Siamo importanti, ma siamo importanti per quest’amalgama che caratterizza da trenta anni la Democrazia Cristiana. Se non siamo declinati è perché siamo tutte queste cose insieme e senza queste cose insieme non saremmo il più grande partito popolare europeo.”

Certo, quella indispensabile esigenza Morotea di “inaugurare una Nuova Stagione dei “Diritti e dei Doveri” per il Paese, avrebbe richiesto un passaggio di fusione a freddo con le più temperate intenzioni Berlingueriane: “Per aprire finalmente alla Nazione una via sicura di sviluppo economico, rinnovamento sociale e progresso democratico, è necessario che la componente comunista e quella socialista s’incontrino con quella cattolica, dando vita ad un nuovo grande compromesso storico.”

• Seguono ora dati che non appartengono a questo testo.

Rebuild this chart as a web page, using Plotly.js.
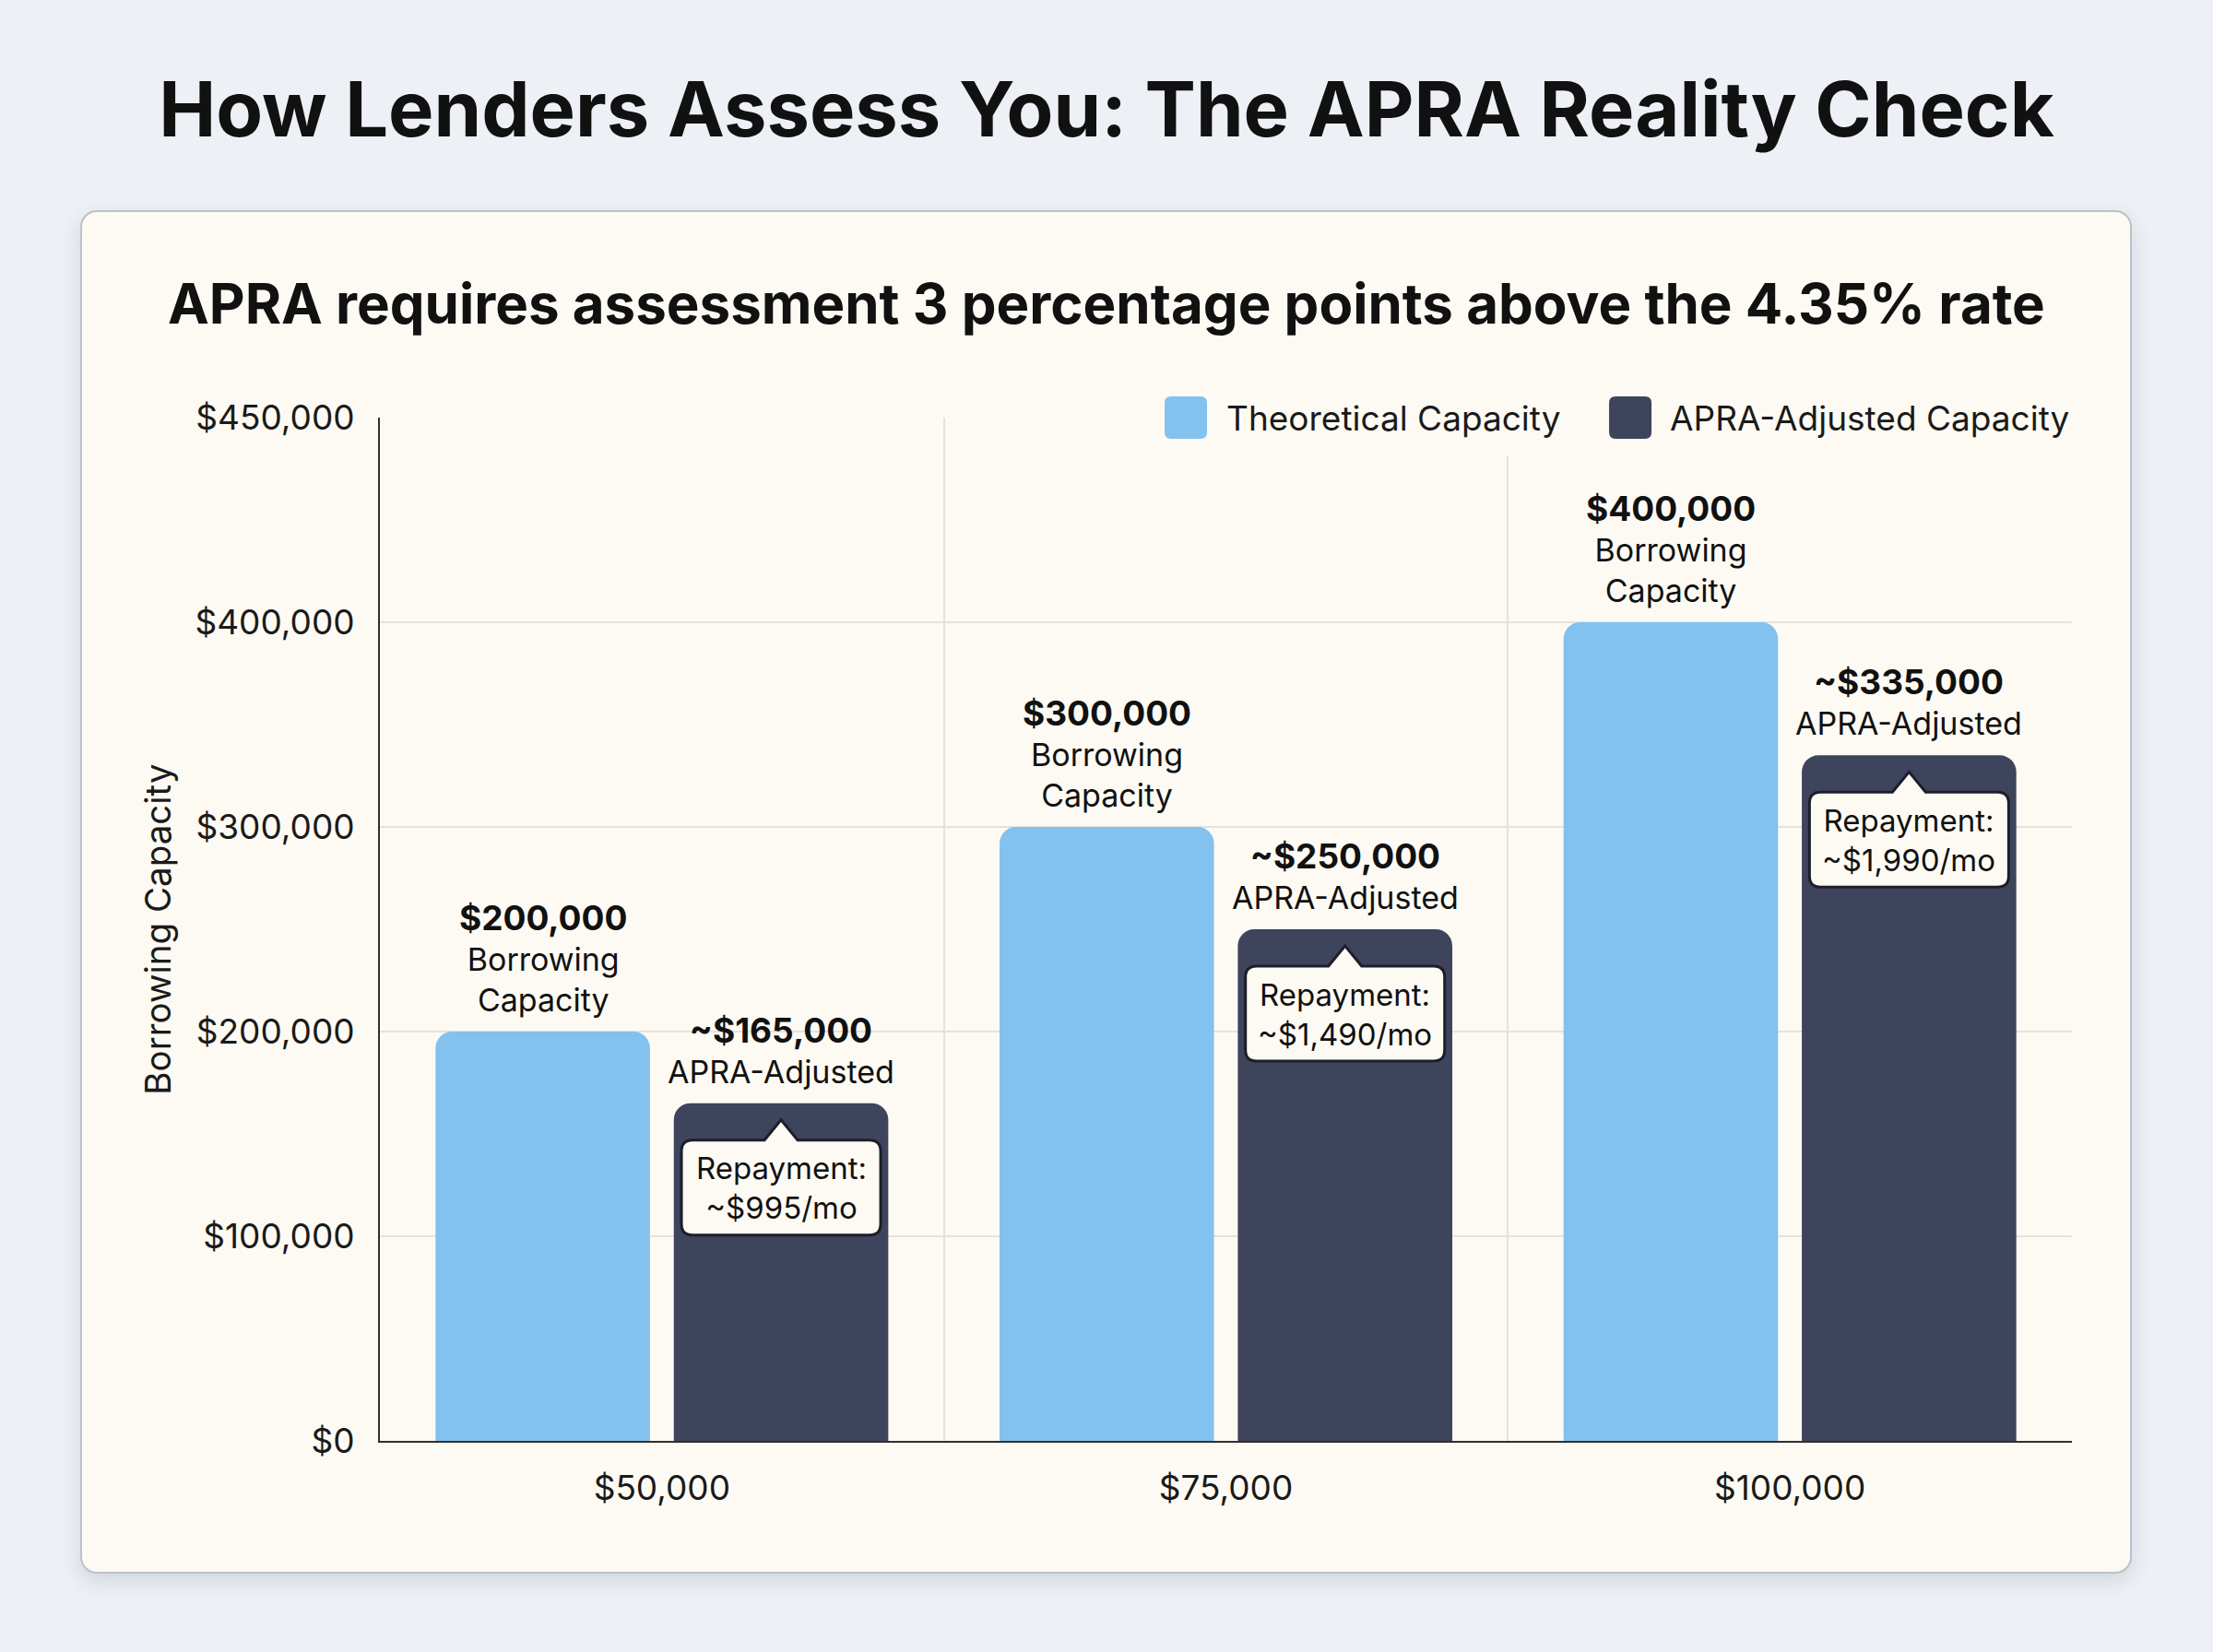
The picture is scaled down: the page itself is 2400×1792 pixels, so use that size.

Ma avrebbe certamente dato attuazione all’incompiuta Costituzione, partendo proprio dai principi ispiratori economici rimasti ancora in gran parte non attualizzati, almeno secondo gli scopi sociali. Sono quelli dell’utopia Popolare Sturziana, nella visione del superamento dello Stato, che hanno permeato ed intriso la Costituzione, unica nel panorama mondiale:

La proprietà è pubblica o privata. I beni economici appartengono allo Stato, ad enti o a privati. La proprietà privata è riconosciuta e garantita dalla legge, che ne determina i modi di acquisto, di godimento e i limiti allo scopo di assicurarne la funzione sociale e di renderla accessibile a tutti.

Su di essa si esercita quindi il diritto all’uso pubblico di godimento sia dallo Stato che dai Privati, per garantirne la funzione sociale. E’ compito dello Stato e dei Privati Cittadini custodirla e salvaguardarla, promuovendo  e  concorrendo al bene comune “.

Secondo le linee Morotee del Compromesso, sarebbe dovuto essere,“tutore di tutto questo, il Popolo”.

Il Popolo nel quale il singolo si identifica e si contraddistingue con le sue caratterizzazioni peculiari di soggetto e di personalità, piuttosto che una omogenea, ma informe, massa vociante: quella della “Gente” che ha finito per caratterizzare la fine dei Partiti e la nascita dei Movimenti.

Con Moro, era chiuso a chiave in quella gabbia di legno, anche l’ultimo capitolo della Repubblica Parlamentare Italiana. E quanto tragicamente e beffardamente, in queste ore, quella voce torna attuale e viva.